Featuring seven new works of sculpture by Shettar, Earth Songs for a Night Sky is the latest in the Phillips Collection Intersections series, which invites contemporary artists to create new works in conversation with the architecture and/or existing works in the permanent collection of the museum. Klänge is the perfect subject for this unique program. Decades after the book was released, Kandinsky addressed a funny question that had been put to him many times about what had compelled him to abandon painting for other types of expression, such as writing or woodcuts. He called it simply “a change of instrument—the palette to one side and the typewriter in its place...the force which motivates my work remains unchanged: an inner drive; and it is this very drive which calls for a frequent change of instrument.”
It is through her own inner drive that Shettar connects so purposefully with the work of Kandinsky. Her sculptures spring forth from both a common visual language and a common well of musicality and nature. They bulge with form and color, transcending medium and message, expressing something essential and eternal, but also something completely individualized. Like Kandinsky, Shettar uncovers a personal sort of universality. There are some ways in which the sculptures Shettar created for this exhibition also connect directly with the visual imagery in Klänge. The biomorphic aspects of the image on the cover of the book, for example, are echoed in “Smoke Rings” (2018), a teak wood sculpture that sprouts a multitude of tiny nodules reminiscent of flower parts. The gestural qualities of many of the woodcuts are also meanwhile echoed in the two untitled, blue and white sculptures Shettar created for the exhibition using Fabric, steel, and tamarind seed glue.
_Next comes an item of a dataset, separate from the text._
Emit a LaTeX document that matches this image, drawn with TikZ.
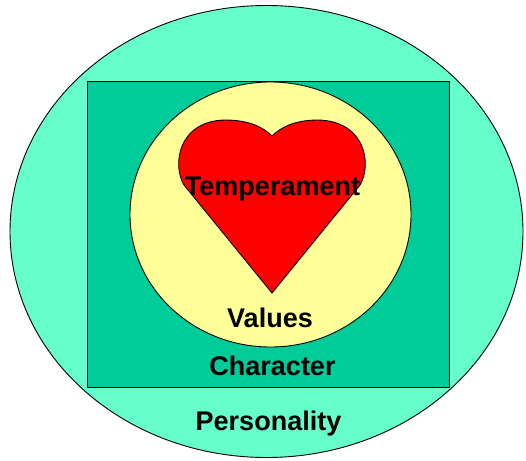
\documentclass[tikz,border=0pt]{standalone}
\usepackage{fontspec}
\setmainfont{Liberation Sans}
\definecolor{outerc}{HTML}{66FFCC}
\definecolor{rectc}{HTML}{00CC99}
\definecolor{yellowc}{HTML}{FFFF99}
\definecolor{heartc}{HTML}{FF0000}
\begin{document}
\begin{tikzpicture}[x=1pt,y=-1pt,
  shapeline/.style={draw=black,line width=0.9pt},
  lbl/.style={font=\fontsize{27}{30}\selectfont\bfseries,anchor=base,inner sep=0pt,text=black}]
\useasboundingbox (0,0) rectangle (526,460);
\fill[white] (0,0) rectangle (526,460);
\draw[shapeline,fill=outerc] (266.5,231.5) ellipse [x radius=256.5,y radius=226];
\draw[shapeline,fill=rectc] (87.5,81) rectangle (449,387);
\draw[shapeline,fill=yellowc] (270.5,214.5) ellipse [x radius=140.5,y radius=132.5];
\draw[shapeline,fill=heartc] (272,293) -- (184,185)
  .. controls (172,165) and (178,121) .. (225,120)
  .. controls (250,120) and (264,128) .. (272,136)
  .. controls (280,128) and (294,120) .. (318,120)
  .. controls (366,121) and (372,165) .. (360,185) -- cycle;
\node[lbl] (temp) at (272.5,195) {Temperament};
\node[lbl] (val) at (270,327) {Values};
\node[lbl] (char) at (272.5,375) {Character};
\node[lbl] (pers) at (268.5,430) {Personality};
\end{tikzpicture}
\end{document}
In addition to asking Shettar to respond to the work of Kandinsky, The Phillips Collection also invited her to make sculptures that interact in conversation with some of the works by Paul Klee that are in the permanent collection of the museum. The lineage from Kandinsky to Klee is a journey from Expressionism, through abstraction, to Surrealism and beyond. The three Klee works in the exhibition—“Arab Song” (1932), “Figure of the Oriental Theater” (1934) and “Efflorescence” (1937)—are marked by a pronounced wit, and a whimsical use of hue. Lighthearted and open, they clearly reference the aesthetic traditions of Asian art. Shettar masterfully extends the visual qualities of these works with two teak wood sculptures: “From under and above” (2018), a hanging piece reminiscent of a screw, and “Peppercorn” (2018), a form that evokes the smooth stones and plant life found in water-worn tide pools. Aesthetic echoes of both of these sculptures can be deconstructed from the figures in “Arab Song” and “Figure of the Oriental Theater,” but again it is much more the spirit of the compositions that comes to life in the works Shettar made.
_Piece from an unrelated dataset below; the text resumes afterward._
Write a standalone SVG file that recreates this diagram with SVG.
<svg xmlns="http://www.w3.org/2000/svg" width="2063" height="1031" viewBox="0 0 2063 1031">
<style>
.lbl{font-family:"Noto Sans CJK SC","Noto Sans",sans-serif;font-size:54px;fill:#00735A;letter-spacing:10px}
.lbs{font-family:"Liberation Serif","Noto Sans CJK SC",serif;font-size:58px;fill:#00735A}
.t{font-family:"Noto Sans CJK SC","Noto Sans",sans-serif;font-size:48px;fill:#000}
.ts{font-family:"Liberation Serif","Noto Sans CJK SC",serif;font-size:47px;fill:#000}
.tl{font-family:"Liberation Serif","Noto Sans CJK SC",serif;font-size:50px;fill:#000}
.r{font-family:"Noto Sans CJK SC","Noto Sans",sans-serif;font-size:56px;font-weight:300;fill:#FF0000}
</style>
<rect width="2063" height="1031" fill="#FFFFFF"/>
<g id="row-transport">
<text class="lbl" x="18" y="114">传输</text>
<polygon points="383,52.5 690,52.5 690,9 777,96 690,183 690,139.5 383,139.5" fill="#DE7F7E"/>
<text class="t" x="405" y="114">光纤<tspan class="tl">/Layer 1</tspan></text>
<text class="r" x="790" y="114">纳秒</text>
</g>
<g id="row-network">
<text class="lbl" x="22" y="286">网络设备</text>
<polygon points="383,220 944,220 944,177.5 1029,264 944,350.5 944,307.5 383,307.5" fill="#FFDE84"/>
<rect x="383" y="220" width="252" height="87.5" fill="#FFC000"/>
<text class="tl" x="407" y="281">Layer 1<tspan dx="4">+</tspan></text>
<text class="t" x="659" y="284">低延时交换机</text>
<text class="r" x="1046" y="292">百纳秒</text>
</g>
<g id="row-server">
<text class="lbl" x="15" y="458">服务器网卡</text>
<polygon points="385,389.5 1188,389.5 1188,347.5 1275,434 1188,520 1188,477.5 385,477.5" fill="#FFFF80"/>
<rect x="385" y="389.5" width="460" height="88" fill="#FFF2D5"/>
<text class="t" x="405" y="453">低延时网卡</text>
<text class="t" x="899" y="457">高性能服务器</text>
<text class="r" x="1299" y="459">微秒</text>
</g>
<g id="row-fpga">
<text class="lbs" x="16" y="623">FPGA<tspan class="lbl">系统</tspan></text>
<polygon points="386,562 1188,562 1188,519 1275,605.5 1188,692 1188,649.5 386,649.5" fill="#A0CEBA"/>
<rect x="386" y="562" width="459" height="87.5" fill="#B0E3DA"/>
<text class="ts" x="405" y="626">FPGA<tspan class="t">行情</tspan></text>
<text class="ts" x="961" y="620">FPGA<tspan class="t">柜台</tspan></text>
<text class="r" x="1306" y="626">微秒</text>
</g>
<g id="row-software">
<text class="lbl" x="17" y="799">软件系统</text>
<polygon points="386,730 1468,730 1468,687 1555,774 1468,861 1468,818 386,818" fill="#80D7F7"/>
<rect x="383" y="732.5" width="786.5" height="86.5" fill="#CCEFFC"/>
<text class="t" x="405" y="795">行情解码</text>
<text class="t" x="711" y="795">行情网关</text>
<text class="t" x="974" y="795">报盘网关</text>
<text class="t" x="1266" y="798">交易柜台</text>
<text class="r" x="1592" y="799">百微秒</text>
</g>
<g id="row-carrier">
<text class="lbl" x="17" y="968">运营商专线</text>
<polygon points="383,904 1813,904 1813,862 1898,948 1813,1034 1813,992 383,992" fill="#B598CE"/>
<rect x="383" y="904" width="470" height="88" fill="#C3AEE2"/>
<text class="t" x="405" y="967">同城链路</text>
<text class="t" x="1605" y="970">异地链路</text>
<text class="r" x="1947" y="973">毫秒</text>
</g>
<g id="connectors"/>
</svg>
The spirit of Klee comes most poignantly to life in “Untitled” (2019), a 21-piece installation Shettar made from teak wood that resembles a jungle of nodules protruding from a wall. Inhabiting an uncanny psycho-state somewhere between the tentacles of a beast in a surrealist dreamscape and a bubble-tip anemone peeking out from a coral reef, this work suggests that something ominous and beautiful is in the process of becoming. This work ties into the primordial energy of creation in its purest form, something that was so essential to the work of both Klee and Kandinsky. Significantly, all of the works that Shettar created for this show also fit completely naturally into her own existing oeuvre, which has always been guided by the connection of humans and nature, and the intersection of the natural and built worlds. Where Kandinsky searched for the spiritual, and Klee searched for the dreamlike, Shettar searches for poetic expressions of a poignant, delicate, uncanny reality. In this body of work, all of these forces come together in a unique, nuanced and distinctly contemporary way.